The N.C. Association of Educators (NCAE), an organization that lobbies for teachers at the General Assembly, organized last week’s rally. NCAE President Mark Jewell issued a statement quickly after the spending plan’s release, slamming GOP budget-writers for their process.

From Jewell’s statement:

“I’m proud of the tens of thousands of educators, parents, and community members who marched and rallied on May 16 demanding more for our students and respect for public education. While there has been some very modest movement for our most experienced educators in the General Assembly’s budget, they continue to be disrespected with raises that shortchange their commitment to our students and this state. Instead, this General Assembly will spend almost twice as much on a pay-for-performance bonus scheme than on serious raises for experienced educators. Gov. Cooper put forward a budget that valued our most experienced educators with raises ranging from 5-7%. This General Assembly continues to prioritize corporate board rooms over classrooms by continuing massive corporate tax cuts instead of investments in our public schools.”

Republicans also dismissed calls to nix tax cuts for corporations and individuals. Critics say the cuts drain billions in state revenues every year that could be spent on public schools.

“We will never catch up if we continue to prioritize tax cuts for corporations over teacher pay,” said Rep. Susan Fisher, an Asheville Democrat.

Policy Watch is still analyzing the massive budget document, but see below for North Carolina public school highlights in the GOP-authored budget, which is all but certain to pass in the Republican-dominated legislature. Keep checking back for updates.

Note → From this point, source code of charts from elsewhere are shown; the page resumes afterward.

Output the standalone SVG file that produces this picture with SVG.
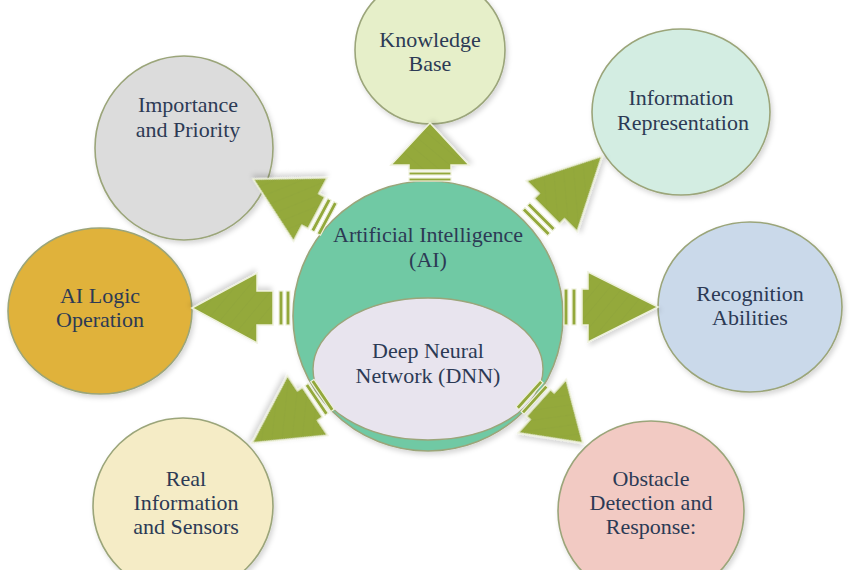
<svg xmlns="http://www.w3.org/2000/svg" width="850" height="570" viewBox="0 0 850 570">
<defs>
  <filter id="sh" x="-10%" y="-10%" width="125%" height="125%">
    <feDropShadow dx="2" dy="3" stdDeviation="2.5" flood-color="#000" flood-opacity="0.16"/>
  </filter>
  <pattern id="tex" width="10" height="10" patternUnits="userSpaceOnUse" patternTransform="rotate(40)">
    <rect width="10" height="10" fill="#94a93b"/>
    <line x1="0" y1="0" x2="0" y2="10" stroke="#8da238" stroke-width="0.8"/>
  </pattern>
  <style>
    .node { stroke: #9ba57a; stroke-width: 1.6; filter: url(#sh); }
    .lbl { font-family: "Liberation Serif", "Times New Roman", serif; font-size: 22px; fill: #2c3a55; text-anchor: middle; }
    .arrow { fill: url(#tex); stroke: #eef1dc; stroke-width: 1.5; stroke-linejoin: miter; filter: url(#sh); }
    .bar { fill: #93a83b; stroke: #eef1dc; stroke-width: 1.2; }
  </style>
</defs>
<rect width="850" height="570" fill="#ffffff"/>

<g id="ai">
  <ellipse class="node" cx="428" cy="316" rx="135" ry="135" fill="#70c9a4"/>
  <text class="lbl" x="428" y="242">Artificial Intelligence</text>
  <text class="lbl" x="428" y="267">(AI)</text>
</g>
<g id="dnn">
  <ellipse cx="428" cy="369" rx="115" ry="71" fill="#e8e4ee" stroke="#9ba57a" stroke-width="1.4"/>
  <text class="lbl" x="428" y="358">Deep Neural</text>
  <text class="lbl" x="428" y="383">Network (DNN)</text>
</g>

<g id="knowledge-base">
  <ellipse class="node" cx="430" cy="50" rx="75" ry="74" fill="#e6efc9"/>
  <text class="lbl" x="430" y="47">Knowledge</text>
  <text class="lbl" x="430" y="71">Base</text>
</g>
<g id="importance">
  <ellipse class="node" cx="184" cy="148" rx="89" ry="92" fill="#dcdcdc"/>
  <text class="lbl" x="188" y="112">Importance</text>
  <text class="lbl" x="188" y="137">and Priority</text>
</g>
<g id="information-representation">
  <ellipse class="node" cx="681" cy="112" rx="89" ry="83" fill="#d3ede2"/>
  <text class="lbl" x="681" y="105">Information</text>
  <text class="lbl" x="683" y="130">Representation</text>
</g>
<g id="ai-logic">
  <ellipse class="node" cx="100" cy="311" rx="92" ry="83" fill="#e0b23a"/>
  <text class="lbl" x="100" y="303">AI Logic</text>
  <text class="lbl" x="100" y="327">Operation</text>
</g>
<g id="recognition">
  <ellipse class="node" cx="750" cy="307" rx="92" ry="85" fill="#cad9ea"/>
  <text class="lbl" x="750" y="301">Recognition</text>
  <text class="lbl" x="750" y="325">Abilities</text>
</g>
<g id="real-information">
  <ellipse class="node" cx="183" cy="506" rx="90" ry="88" fill="#f5ecc6"/>
  <text class="lbl" x="186" y="486">Real</text>
  <text class="lbl" x="186" y="510">Information</text>
  <text class="lbl" x="186" y="534">and Sensors</text>
</g>
<g id="obstacle">
  <ellipse class="node" cx="651" cy="511" rx="93" ry="90" fill="#f2cac3"/>
  <text class="lbl" x="651" y="486">Obstacle</text>
  <text class="lbl" x="651" y="510">Detection and</text>
  <text class="lbl" x="651" y="534">Response:</text>
</g>

<g id="connectors">
  <!-- up: Knowledge Base -->
  <g transform="translate(430,123) rotate(-90)">
    <polygon class="arrow" points="0,0 -42,-39 -42,-21 -47,-21 -47,21 -42,21 -42,39"/>
    <rect class="bar" x="-52" y="-21" width="3" height="42"/>
    <rect class="bar" x="-58" y="-21" width="3" height="42"/>
  </g>
  <!-- upper right: Information Representation -->
  <g transform="translate(602,156) rotate(-45)">
    <polygon class="arrow" points="0,0 -71,-36 -71,-18 -78,-18 -78,18 -71,18 -71,36"/>
    <rect class="bar" x="-88" y="-18" width="4" height="36"/>
    <rect class="bar" x="-95" y="-18" width="4" height="36"/>
  </g>
  <!-- right: Recognition -->
  <g transform="translate(658,307)">
    <polygon class="arrow" points="0,0 -70,-35 -70,-18 -76,-18 -76,18 -70,18 -70,35"/>
    <rect class="bar" x="-86" y="-18" width="4" height="36"/>
    <rect class="bar" x="-94" y="-18" width="4" height="36"/>
  </g>
  <!-- lower right: Obstacle -->
  <g transform="translate(583,443) rotate(42)">
    <polygon class="arrow" points="0,0 -55,-36 -55,-18 -60,-18 -60,18 -55,18 -55,36"/>
    <rect class="bar" x="-67" y="-18" width="4" height="36"/>
    <rect class="bar" x="-74" y="-18" width="4" height="36"/>
  </g>
  <!-- lower left: Real Information -->
  <g transform="translate(252,443) rotate(146)">
    <polygon class="arrow" points="0,0 -67,-36 -67,-18 -73,-18 -73,18 -67,18 -67,36"/>
    <rect class="bar" x="-80" y="-18" width="4" height="36"/>
    <rect class="bar" x="-87" y="-18" width="4" height="36"/>
  </g>
  <!-- left: AI Logic -->
  <g transform="translate(192,308) rotate(180)">
    <polygon class="arrow" points="0,0 -65,-35 -65,-17 -81,-17 -81,17 -65,17 -65,35"/>
    <rect class="bar" x="-91" y="-17" width="4" height="34"/>
    <rect class="bar" x="-98" y="-17" width="4" height="34"/>
  </g>
  <!-- upper left: Importance -->
  <g transform="translate(253,179) rotate(208)">
    <polygon class="arrow" points="0,0 -65,-36 -65,-18 -72,-18 -72,18 -65,18 -65,36"/>
    <rect class="bar" x="-79" y="-18" width="4" height="36"/>
    <rect class="bar" x="-86" y="-18" width="4" height="36"/>
  </g>
</g>
</svg>
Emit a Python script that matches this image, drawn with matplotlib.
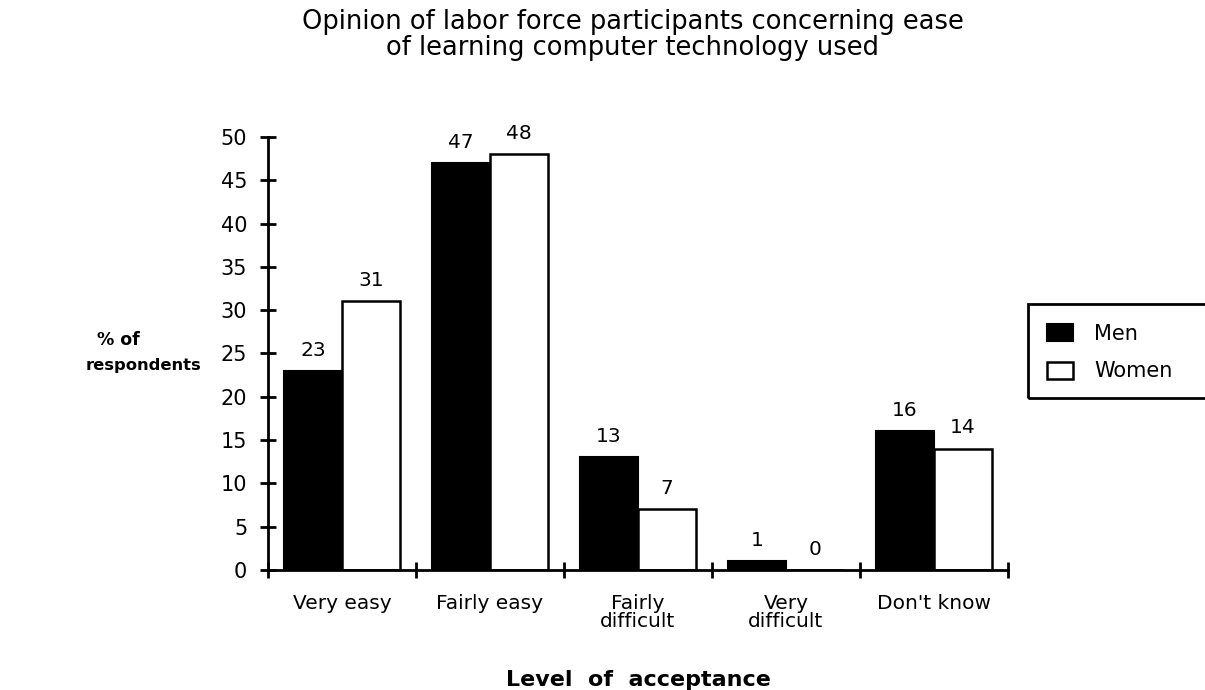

  1. Spends an additional $11.8 million on teacher salaries, enough for an average pay increase of 6.5 percent, according to Republican lawmakers. That’s slightly higher than the 6.2 percent increase Berger and Moore promised days ago, and includes raises for some of the state’s most veteran teachers. Republicans have been criticized in past years for focusing raises on beginning and mid-level teachers. Cooper’s plan would have cleared an average 8 percent raise for teachers.
  2. Cuts a $5 million veteran teacher bonus program, in exchange for veteran teacher raises.
  3. Allows North Carolina cities to use property tax revenues for education. This is a major policy change for the state, drastically altering the mix for local district funding and—most notably—clearing one major hurdle in a controversial “secession” push for Matthews leaders who want to open their own charter apart from the Charlotte-Mecklenburg Schools system. As Policy Watch has reported, the proposal’s spurred numerous questions about precedent and segregation.
  4. Spends $12 million on principal pay increases. North Carolina lawmakers have been addressing principal pay after the state’s ranking fell near the bottom of the nation.
  5. Includes a rather large number of grants for local K-12 projects. Of particular note, the budget includes a $200,000 grant for Donors Choose—a crowd-sourced, fundraising program for school initiatives—to support classroom supplies in certain Charlotte schools. This odd and narrowly-tailored provision would seem to directly benefit schools in Republican Sen. Jeff Tarte’s district in Mecklenburg County, according to a report Tuesday from The Charlotte Observer.
  6. Includes a relatively modest, but perhaps precedent-setting, $25,000 grant for a Burke County charter school to build new classrooms. Historically, the state has stayed out of funding the capital needs for charters, much to charter backers’ consternation, but this provision would put money into the infrastructure for the New Dimensions Charter School, part of a growing TeamCFA charter network that’s been heavily involved in lobbying for school choice programs at the state.
  7. Reallocates millions in non-recurring funding from the state’s Indian Gaming Education Fund to offset budget reductions for textbooks and digital resources. The state’s per-pupil allocation for textbooks will be unchanged from the 2017-2018 budget, despite long-running criticism from school advocates who say North Carolina textbook funding falls far short of the state’s need.
  8. Following up on the recommendations of a school safety legislative panel, the budget provides a net appropriation of $18 million, all but $5 million of it non-recurring, for school resource officers, an anonymous tip line, and new grants for “students in crisis, school safety training, safety equipment, and school mental health personnel.”
  9. As promised in this year’s class-size compromise, the state legislature will spend $61.4 million in 2018-2019 to implement some of the K-12 needs created by their controversial mandate to chop class sizes in the early grades. One key point, however, is that school districts face more than $8 billion in school infrastructure needs that are only compounded by the class size mandate. Lawmakers agreed to funnel more than $42 million of non-recurring funds into a need-based school construction fund for economically distressed counties, although that represents just a fraction of the state’s need.
  10. Spends $22.9 million on GOP-favored performance bonus programs for teachers whose students excel on standardized testing for math and reading.
  11.  Despite dismal academic scores, the budget would grant another four years to two for-profit companies running virtual charter school programs in North Carolina. The program’s come under heavy fire from public school advocates who point to shoddy results in other states.
  12. Gives a boost to per-pupil allocations for children with disabilities and academically gifted children.
  13. Sets aside $3 million for the N.C. Department of Public Instruction to cover costs, including severance payments and contract renegotiation, associated with the recommendations of a controversial, GOP-ordered audit this year. 
  14. Authorizes the Innovative School District to run schools in the controversial takeover district, in the event of a contract termination or if the state can’t find a “qualified” operator. This comes after this year’s search for an operator left many questions about the chosen nonprofit’s experience and capacity. Some also questioned the optics of the deal, which involved an ex-state lawmaker who spearheaded the program’s creation.  
  15. Expands the number of school systems that can participate in a new tuition reimbursement pilot program aimed at teacher assistants.
  16. Extends a pilot programs for advanced teaching roles by five years.